After night two’s snoozefest at the Republican National Convention, Stephen Colbert was hoping things might get a little more interesting.
“We started out today, counting down to when Donald Trump will finally speak for the fourth time,” Colbert joked about Trump’s “Me Show.” But the real insanity began with music being piped out of Donald Trump’s helicopter as he landed. Except, the music was from the Harrison Ford movie “Air Force One,” where Ford’s presidential plane gets hijacked. “I assume, because, like Harrison Ford, Donald Trump is a famous person pretending to be the president.”
So, Trump got on his plane in New York City, flew to Cleveland, then jumped on his helicopter to fly to another part of Cleveland. Why waste so much fuel? Sen. Ted Cruz (R-TX) was speaking outside and it seemed like an excellent time to troll him with a flyby of the jet. Trump flew right behind Cruz’s rally, which begs the question, “Why is Ted Cruz still holding rallies?” Colbert asked.
But Cruz got the last word when he refused to endorse Trump and those on the floor had a meltdown. “Chaos!” Colbert exclaimed. “You can barely hear Cruz talking,” he said before comparing it to a clip from “Game of Thrones.”
“I can’t impress upon you how crazy this is. He was the prime time speaker and he did not endorse the candidate,” Colbert explained. “That’s like being the best man at a wedding and toasting the groom by saying, ‘Hey, buddy, you’ll find a good one eventually.'”

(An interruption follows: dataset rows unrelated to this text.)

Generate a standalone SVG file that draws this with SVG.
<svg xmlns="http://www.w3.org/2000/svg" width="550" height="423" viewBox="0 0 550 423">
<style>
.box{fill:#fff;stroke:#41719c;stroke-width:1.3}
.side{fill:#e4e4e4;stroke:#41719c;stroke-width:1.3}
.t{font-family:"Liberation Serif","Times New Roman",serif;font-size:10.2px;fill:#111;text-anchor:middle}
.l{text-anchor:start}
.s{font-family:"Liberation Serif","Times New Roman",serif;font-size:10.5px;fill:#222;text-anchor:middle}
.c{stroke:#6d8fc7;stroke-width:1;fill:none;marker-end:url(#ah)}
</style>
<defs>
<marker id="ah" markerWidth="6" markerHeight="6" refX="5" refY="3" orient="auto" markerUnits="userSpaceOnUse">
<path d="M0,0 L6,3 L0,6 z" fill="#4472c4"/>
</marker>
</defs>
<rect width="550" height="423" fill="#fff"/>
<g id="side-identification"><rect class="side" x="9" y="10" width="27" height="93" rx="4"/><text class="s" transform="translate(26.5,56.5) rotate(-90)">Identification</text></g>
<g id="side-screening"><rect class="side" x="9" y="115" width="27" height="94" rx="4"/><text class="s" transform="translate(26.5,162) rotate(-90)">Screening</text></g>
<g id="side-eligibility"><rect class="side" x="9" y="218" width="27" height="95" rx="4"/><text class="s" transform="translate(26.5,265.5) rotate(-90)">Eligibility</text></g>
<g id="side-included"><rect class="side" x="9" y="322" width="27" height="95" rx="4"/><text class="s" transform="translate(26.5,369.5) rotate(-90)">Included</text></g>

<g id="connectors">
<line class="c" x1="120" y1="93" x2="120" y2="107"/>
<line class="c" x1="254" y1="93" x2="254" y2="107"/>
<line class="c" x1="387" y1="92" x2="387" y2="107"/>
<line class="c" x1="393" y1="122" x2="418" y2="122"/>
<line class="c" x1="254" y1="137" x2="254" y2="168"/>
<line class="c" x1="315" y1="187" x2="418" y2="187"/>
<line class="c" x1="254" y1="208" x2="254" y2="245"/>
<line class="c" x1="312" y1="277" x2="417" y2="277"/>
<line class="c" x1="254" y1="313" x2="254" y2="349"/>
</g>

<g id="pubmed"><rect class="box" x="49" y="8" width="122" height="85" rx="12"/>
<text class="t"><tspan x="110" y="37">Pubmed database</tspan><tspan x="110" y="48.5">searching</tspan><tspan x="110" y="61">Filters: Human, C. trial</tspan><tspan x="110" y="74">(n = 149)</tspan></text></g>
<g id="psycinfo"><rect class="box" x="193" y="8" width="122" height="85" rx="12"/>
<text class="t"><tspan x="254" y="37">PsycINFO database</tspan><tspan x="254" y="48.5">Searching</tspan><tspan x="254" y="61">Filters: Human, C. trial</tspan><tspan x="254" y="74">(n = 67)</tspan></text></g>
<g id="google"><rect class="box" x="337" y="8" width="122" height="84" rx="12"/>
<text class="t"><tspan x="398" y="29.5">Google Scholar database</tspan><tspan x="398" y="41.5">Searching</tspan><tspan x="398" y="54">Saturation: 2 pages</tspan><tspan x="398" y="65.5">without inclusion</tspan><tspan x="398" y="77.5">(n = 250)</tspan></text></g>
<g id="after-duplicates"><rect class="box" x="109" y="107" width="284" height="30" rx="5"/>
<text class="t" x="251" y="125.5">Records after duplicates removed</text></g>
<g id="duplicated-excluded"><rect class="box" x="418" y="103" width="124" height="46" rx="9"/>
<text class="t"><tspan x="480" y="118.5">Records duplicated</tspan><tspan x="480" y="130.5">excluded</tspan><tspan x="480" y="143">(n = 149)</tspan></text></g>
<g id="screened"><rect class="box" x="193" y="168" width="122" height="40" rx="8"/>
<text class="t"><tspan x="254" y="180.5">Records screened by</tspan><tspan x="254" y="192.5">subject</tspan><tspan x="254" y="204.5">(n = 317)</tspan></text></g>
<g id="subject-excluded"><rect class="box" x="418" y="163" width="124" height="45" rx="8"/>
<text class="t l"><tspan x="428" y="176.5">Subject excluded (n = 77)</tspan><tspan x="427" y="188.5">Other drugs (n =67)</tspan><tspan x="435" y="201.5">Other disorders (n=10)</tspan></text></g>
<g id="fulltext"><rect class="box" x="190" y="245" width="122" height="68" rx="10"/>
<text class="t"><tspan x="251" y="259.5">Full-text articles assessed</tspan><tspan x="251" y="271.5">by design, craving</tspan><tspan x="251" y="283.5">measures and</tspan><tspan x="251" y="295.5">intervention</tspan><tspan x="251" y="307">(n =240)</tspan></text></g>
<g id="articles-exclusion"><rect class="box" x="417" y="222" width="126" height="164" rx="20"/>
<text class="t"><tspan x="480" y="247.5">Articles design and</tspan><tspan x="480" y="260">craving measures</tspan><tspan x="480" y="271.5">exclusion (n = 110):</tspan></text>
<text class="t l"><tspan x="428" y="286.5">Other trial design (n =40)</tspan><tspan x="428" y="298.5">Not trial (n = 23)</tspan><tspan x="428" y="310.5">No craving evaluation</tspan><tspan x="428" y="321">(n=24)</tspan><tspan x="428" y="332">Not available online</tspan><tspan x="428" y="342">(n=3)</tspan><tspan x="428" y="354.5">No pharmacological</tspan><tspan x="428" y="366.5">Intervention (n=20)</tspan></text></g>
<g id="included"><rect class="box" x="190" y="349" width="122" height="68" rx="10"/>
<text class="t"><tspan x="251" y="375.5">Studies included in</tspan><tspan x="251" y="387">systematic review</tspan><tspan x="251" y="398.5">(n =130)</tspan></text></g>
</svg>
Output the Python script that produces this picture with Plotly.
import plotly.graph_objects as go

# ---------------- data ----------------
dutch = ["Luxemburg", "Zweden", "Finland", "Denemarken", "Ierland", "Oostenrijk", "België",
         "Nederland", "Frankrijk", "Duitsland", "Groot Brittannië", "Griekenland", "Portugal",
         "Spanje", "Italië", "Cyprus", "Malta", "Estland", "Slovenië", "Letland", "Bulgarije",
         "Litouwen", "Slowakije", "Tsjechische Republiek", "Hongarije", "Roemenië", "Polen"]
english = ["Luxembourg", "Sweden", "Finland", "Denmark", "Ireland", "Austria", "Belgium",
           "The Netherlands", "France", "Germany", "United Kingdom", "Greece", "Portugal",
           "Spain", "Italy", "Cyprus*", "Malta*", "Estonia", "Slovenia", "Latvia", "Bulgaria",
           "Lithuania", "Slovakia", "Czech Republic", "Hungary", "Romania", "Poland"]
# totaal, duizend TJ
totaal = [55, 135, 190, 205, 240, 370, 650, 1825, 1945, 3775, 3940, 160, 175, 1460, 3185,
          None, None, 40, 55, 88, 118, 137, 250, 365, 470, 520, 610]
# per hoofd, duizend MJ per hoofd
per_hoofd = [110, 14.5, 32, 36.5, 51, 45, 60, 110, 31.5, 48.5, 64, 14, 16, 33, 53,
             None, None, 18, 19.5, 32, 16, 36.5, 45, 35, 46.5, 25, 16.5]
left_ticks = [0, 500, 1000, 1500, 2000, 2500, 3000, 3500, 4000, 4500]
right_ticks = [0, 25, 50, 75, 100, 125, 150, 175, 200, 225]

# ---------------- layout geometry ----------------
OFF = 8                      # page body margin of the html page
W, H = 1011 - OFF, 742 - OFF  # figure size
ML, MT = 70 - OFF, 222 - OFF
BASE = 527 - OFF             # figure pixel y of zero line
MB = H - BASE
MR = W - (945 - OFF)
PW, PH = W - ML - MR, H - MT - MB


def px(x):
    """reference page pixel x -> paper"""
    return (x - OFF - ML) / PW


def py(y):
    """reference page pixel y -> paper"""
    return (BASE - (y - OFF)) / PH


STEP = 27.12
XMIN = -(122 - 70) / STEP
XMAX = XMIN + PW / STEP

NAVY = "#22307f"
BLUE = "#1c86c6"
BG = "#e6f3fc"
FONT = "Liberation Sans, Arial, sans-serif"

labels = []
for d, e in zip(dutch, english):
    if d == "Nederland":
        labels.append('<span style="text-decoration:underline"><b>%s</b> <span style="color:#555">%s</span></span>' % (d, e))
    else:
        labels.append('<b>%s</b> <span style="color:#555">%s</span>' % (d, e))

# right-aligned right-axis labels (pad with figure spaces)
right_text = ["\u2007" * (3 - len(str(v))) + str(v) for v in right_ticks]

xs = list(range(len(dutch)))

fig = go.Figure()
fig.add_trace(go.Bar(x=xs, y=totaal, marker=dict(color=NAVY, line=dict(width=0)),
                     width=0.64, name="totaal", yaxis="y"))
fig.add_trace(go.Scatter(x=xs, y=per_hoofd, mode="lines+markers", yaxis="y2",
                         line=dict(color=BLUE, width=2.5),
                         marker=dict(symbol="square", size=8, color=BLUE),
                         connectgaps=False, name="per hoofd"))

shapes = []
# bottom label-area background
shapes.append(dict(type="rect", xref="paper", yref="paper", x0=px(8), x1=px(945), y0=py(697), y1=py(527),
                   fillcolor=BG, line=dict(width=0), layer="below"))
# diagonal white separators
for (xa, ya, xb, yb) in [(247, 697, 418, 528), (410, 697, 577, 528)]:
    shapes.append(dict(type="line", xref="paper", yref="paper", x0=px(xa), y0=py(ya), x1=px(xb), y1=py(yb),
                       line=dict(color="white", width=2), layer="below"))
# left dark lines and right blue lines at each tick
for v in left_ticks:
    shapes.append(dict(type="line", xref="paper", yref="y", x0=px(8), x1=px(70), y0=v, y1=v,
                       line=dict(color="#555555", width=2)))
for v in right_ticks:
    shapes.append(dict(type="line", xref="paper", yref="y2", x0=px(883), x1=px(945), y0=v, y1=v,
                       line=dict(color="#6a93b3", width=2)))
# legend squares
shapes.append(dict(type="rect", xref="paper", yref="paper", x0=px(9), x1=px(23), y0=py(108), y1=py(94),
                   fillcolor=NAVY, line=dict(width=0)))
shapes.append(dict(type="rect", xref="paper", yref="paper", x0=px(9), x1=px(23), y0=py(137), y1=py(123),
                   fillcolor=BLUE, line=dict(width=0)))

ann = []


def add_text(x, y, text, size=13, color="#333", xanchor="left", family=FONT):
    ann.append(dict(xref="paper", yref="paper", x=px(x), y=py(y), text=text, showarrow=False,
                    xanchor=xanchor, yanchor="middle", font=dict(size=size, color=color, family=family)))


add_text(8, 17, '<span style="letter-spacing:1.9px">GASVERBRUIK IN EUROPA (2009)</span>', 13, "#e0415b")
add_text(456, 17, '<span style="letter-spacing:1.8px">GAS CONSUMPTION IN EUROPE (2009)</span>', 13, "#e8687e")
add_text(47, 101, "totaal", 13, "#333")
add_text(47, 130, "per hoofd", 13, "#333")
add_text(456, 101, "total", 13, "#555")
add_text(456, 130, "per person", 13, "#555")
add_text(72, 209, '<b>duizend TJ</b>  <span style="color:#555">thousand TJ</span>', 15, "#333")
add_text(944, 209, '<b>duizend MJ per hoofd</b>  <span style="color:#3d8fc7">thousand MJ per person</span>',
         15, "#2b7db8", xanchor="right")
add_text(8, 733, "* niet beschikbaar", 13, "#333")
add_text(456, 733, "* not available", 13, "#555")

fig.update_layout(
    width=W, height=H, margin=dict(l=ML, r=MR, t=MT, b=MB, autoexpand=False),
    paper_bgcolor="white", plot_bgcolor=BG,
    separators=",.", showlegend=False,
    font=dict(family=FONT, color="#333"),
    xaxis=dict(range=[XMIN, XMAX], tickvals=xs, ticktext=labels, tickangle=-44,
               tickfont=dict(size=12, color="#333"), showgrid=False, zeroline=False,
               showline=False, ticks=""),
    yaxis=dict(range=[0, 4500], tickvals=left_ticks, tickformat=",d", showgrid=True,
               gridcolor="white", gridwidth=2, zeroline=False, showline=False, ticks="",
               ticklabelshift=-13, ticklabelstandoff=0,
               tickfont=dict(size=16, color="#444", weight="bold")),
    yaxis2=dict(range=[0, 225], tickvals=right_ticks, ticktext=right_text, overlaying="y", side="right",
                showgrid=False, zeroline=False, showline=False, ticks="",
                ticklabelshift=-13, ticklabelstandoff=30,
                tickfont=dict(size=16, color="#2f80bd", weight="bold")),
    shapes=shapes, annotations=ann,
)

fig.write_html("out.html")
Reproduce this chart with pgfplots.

After Cruz, “Eric Trump gave a speech in front of America’s bright future,” Colbert said, highlighting the screen problems that seemed to be happening all night at the RNC. He promised to make America great again, ahead of schedule. “Yes, ahead of schedule, Donald Trump will end America sooner than we thought.”
The best part of the night, however, came when Texas billionaire Mark Cuban took the gloves off when talking about Trump. Cuban has notoriously slammed the GOP’s nominee, claiming he’s not as wealthy as he claims and he’s not all that good a businessman.
“When you’re going through customs and they ask if you’ve got anything to declare, try not to blurt out ‘bankruptcy,'” Cuban slammed.
“Oh, that’s a billionaire bitch slap,” Colbert said
“Donald, do you know that to be a billionaire, you have to have the billion part in your bank account,” Cuban continued. “Not just the air.”
”Your companies fail so often, you must’ve gone to business school at Trump University,” Cuban burned.
“Oh, Donald ― he just dropped you like one of your first two wives,” Colbert chimed in.
The best, however, was when Cuban said that the only way Trump was worth billions “is if I paid you $9.5 million to wash my balls!”